WORK REQUIRED
Gather up all lines that carry the word "this".

** begin **

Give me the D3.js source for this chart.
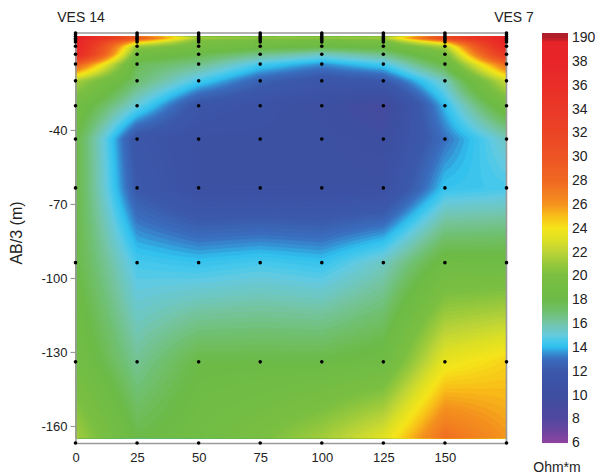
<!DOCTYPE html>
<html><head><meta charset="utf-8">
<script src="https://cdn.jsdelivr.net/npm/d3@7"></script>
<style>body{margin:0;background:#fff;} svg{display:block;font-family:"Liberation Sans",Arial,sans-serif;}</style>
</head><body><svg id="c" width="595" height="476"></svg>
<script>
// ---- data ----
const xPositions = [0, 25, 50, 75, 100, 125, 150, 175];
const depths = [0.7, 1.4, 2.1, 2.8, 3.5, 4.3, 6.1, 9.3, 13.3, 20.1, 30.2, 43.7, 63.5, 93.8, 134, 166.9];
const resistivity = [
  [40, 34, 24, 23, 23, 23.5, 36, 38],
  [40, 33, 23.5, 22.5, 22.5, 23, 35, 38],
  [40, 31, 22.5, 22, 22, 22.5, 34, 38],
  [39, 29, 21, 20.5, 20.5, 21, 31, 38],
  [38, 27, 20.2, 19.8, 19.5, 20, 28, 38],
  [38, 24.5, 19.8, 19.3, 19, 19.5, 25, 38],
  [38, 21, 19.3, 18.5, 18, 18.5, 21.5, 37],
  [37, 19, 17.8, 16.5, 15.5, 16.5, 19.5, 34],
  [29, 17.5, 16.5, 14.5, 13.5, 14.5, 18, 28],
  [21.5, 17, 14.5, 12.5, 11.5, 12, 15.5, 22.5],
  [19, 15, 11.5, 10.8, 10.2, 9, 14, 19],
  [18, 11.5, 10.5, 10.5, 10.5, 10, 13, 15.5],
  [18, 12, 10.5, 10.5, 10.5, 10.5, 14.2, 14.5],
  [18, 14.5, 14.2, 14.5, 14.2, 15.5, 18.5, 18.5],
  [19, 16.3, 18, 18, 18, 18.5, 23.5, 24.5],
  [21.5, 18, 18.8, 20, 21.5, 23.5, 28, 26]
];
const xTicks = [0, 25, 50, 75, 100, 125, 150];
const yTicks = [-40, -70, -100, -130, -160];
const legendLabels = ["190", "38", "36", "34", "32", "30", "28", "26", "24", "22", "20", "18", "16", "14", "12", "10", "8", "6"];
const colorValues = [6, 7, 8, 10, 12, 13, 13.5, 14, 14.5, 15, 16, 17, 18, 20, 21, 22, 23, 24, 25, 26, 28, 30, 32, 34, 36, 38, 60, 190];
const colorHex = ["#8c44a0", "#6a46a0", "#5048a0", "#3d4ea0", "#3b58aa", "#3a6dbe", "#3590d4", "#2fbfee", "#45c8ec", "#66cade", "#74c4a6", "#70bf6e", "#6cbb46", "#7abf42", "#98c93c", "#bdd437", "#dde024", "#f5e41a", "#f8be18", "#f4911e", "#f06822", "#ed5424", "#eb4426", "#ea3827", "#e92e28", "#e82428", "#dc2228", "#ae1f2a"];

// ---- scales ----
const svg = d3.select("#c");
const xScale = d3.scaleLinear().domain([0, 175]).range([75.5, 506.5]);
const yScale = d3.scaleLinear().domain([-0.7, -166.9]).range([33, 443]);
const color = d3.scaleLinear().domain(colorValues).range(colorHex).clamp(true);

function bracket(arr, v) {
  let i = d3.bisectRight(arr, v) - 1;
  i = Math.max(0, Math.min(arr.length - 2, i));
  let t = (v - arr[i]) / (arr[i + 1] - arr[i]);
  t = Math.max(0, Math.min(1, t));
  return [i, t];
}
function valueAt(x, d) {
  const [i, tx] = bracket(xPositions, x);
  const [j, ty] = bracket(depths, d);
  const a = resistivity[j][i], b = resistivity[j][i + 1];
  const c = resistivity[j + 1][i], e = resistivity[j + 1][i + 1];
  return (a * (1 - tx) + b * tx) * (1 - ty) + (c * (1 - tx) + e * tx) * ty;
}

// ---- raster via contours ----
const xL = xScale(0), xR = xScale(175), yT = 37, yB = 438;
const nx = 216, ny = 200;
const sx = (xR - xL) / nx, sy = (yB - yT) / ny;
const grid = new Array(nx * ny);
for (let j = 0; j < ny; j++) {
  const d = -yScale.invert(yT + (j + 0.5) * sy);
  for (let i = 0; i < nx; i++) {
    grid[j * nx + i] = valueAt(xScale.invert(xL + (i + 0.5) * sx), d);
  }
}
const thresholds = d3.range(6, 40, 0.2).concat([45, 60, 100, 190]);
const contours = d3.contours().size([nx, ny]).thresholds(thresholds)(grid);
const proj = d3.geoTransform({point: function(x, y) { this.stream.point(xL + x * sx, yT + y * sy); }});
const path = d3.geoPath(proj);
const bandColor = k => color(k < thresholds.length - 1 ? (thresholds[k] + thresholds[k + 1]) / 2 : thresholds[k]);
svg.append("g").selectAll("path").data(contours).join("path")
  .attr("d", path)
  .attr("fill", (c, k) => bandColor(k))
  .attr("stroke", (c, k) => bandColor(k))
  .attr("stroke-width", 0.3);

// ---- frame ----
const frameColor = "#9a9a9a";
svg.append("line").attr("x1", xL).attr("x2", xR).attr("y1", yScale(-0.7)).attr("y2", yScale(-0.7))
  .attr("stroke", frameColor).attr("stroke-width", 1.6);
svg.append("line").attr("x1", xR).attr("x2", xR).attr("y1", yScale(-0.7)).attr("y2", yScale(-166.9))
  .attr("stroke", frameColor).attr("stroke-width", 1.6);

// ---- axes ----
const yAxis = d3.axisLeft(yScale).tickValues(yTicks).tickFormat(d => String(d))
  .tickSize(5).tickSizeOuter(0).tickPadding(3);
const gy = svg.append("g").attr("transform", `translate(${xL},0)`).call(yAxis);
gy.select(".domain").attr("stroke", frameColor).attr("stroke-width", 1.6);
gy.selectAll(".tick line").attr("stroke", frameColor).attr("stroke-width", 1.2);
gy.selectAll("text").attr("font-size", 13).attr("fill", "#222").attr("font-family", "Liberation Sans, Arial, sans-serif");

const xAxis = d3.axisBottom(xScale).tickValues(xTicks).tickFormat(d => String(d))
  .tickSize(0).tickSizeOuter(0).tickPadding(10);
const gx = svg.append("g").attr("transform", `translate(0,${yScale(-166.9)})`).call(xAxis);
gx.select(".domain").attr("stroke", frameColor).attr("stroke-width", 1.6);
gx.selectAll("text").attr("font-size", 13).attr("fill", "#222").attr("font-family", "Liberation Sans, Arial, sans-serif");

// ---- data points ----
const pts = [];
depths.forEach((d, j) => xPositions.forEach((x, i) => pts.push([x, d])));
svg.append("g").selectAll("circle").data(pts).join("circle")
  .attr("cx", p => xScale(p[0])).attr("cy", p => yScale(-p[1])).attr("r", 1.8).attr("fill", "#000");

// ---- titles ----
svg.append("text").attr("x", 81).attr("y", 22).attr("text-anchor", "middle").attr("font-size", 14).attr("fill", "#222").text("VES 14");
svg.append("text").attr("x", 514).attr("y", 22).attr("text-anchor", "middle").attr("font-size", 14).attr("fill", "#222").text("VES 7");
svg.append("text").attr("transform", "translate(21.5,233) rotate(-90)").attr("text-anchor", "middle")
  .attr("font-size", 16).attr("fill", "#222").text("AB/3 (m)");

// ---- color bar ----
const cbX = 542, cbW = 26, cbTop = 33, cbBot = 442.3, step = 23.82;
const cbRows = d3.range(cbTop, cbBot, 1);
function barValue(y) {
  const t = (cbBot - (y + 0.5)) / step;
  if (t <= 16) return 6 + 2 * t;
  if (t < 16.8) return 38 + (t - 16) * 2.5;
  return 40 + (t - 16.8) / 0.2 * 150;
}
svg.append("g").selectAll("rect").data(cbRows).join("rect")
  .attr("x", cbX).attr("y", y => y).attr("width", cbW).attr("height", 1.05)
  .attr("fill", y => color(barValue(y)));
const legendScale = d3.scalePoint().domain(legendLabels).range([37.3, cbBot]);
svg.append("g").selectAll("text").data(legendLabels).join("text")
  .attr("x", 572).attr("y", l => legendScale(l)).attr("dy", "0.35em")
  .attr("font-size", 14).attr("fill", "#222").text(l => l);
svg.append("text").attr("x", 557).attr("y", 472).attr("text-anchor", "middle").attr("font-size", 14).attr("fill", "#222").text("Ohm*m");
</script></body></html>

** end **

PROBLEM SOLUTION
Give me the D3.js source for this chart.
const proj = d3.geoTransform({point: function(x, y) { this.stream.point(xL + x * sx, yT + y * sy); }});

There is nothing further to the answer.